- 1. make (someone or something) different; alter or modify: "both parties voted against proposals to change the law"
- ▪ become different; be altered or modified: "I've had time to think and my opinion hasn't changed"
- ▪ turn or convert (something) from one state, form, or substance into another: "filters change the ammonia into nitrate"
- ▪ turn or be converted from one state, form, or substance into another: "electronic cigarettes use liquid nicotine which changes into vapor when heated"
- ▪ alter in terms of: "the ferns began to change shape" synonyms antonyms
- ▪ (of traffic lights) move from one color of signal to another: "they stopped at the corner, waiting for the lights to change"
- ▪ (of the moon) arrive at a fresh phase; become new: "he is going to be worse for the next two or three days because the moon has changed"
- 2. replace (something) with something else, especially something of the same kind that is newer or better; substitute one thing for (another): "she decided to change her name"
- ▪ exchange (something) with someone else, giving one thing and receiving something of the same kind in return: "I offered to change seats with him"
- ▪ engage (a different gear) in a motor vehicle: "wait for a gap and then change gears"
- ▪ exchange (a sum of money) for the same amount in smaller denominations or in coins, or for different currency.
- 3. put different clothes on: "he changed for dinner"
- ▪ put a clean diaper on (a baby or young child): "I changed her on top of the table until she got too big"
- 4. move to a different train, airplane, or subway line.
- 1. the act or instance of making or becoming different: "the change from a nomadic to an agricultural society"
- ▪ the substitution of one thing for another: "a change of venue" synonyms
- ▪ an alteration or modification: "a change came over Eddie's face" synonyms
- ▪ a new or refreshingly different experience: "couscous makes an interesting change from rice"
- ▪ a clean garment or garments as a replacement for clothes one is wearing: "a change of socks"
- ▪ the menopause. informal
- ▪ the moon's arrival at a fresh phase, typically at the new moon.

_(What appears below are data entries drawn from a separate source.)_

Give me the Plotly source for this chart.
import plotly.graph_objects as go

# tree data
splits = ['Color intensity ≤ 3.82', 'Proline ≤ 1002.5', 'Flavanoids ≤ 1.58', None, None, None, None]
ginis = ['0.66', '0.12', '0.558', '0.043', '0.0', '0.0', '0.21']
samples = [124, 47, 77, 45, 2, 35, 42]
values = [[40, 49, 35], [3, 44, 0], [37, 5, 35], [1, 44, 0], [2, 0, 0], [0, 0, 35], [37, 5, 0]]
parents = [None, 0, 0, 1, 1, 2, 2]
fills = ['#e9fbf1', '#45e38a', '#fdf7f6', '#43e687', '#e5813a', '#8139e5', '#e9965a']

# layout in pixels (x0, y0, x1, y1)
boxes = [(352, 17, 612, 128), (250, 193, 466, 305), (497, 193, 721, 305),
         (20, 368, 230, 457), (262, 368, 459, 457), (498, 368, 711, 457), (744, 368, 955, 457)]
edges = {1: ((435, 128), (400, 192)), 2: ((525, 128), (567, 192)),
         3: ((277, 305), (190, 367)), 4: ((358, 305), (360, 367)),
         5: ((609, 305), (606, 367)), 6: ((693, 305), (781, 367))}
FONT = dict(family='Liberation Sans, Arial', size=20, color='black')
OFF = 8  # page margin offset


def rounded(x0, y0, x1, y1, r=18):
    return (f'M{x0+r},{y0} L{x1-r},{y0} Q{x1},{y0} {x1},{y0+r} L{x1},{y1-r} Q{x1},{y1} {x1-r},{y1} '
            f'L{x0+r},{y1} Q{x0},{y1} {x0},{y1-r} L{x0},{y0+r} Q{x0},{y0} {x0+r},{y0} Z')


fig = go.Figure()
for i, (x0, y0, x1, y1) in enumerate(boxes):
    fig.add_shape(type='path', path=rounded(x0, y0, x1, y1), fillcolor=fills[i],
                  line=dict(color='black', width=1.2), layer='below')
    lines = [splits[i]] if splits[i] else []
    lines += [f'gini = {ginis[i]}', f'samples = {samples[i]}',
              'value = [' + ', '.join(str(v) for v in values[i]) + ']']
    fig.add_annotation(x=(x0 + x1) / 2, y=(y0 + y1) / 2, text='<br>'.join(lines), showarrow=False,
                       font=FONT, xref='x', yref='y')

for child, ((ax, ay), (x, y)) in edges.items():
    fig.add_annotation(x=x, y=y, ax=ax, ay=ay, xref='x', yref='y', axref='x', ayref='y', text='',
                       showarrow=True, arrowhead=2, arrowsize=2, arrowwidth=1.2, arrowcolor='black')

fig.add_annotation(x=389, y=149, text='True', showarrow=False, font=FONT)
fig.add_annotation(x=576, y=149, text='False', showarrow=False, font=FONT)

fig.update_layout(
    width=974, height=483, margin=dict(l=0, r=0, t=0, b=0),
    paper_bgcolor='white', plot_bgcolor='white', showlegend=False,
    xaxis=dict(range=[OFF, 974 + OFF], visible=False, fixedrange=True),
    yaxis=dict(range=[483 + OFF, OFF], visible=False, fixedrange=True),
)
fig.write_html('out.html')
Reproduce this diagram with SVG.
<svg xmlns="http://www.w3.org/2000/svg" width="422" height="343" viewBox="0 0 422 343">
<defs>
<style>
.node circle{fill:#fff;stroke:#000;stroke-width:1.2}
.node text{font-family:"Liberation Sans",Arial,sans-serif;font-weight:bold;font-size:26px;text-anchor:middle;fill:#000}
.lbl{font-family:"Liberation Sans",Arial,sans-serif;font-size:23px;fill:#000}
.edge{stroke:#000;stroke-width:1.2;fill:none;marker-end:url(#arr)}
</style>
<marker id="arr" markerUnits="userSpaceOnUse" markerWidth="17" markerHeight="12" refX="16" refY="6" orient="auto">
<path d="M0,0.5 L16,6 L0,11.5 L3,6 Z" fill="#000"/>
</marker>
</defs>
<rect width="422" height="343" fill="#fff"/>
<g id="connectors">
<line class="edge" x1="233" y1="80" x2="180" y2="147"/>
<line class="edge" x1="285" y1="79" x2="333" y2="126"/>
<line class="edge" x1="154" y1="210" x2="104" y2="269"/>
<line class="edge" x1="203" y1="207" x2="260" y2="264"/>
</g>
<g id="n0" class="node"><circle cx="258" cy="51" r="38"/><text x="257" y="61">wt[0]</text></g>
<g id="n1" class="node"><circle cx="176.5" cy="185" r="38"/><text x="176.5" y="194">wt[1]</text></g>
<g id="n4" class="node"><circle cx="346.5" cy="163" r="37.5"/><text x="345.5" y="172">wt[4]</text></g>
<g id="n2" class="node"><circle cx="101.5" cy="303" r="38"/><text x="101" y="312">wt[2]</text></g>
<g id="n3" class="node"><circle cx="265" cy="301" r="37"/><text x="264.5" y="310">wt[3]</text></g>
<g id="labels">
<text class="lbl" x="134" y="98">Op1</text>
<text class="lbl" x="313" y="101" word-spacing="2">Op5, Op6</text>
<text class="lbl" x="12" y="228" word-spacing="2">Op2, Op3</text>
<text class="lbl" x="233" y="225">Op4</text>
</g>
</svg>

- ▪ another term for change-up
- 2. coins as opposed to paper currency: "a handful of loose change" synonyms
- ▪ money given in exchange for the same amount in larger denominations: "I'd go to the bank and get change"
- ▪ money returned to someone as the balance of the amount paid for something: "I watched him pocket the change"
- 3. an order in which a peal of bells can be rung.
- 4. a place where merchants met to do business. historical
Word Origin Middle English: from Old French change (noun), changer (verb), from late Latin cambiare, from Latin cambire ‘barter’, probably of Celtic origin.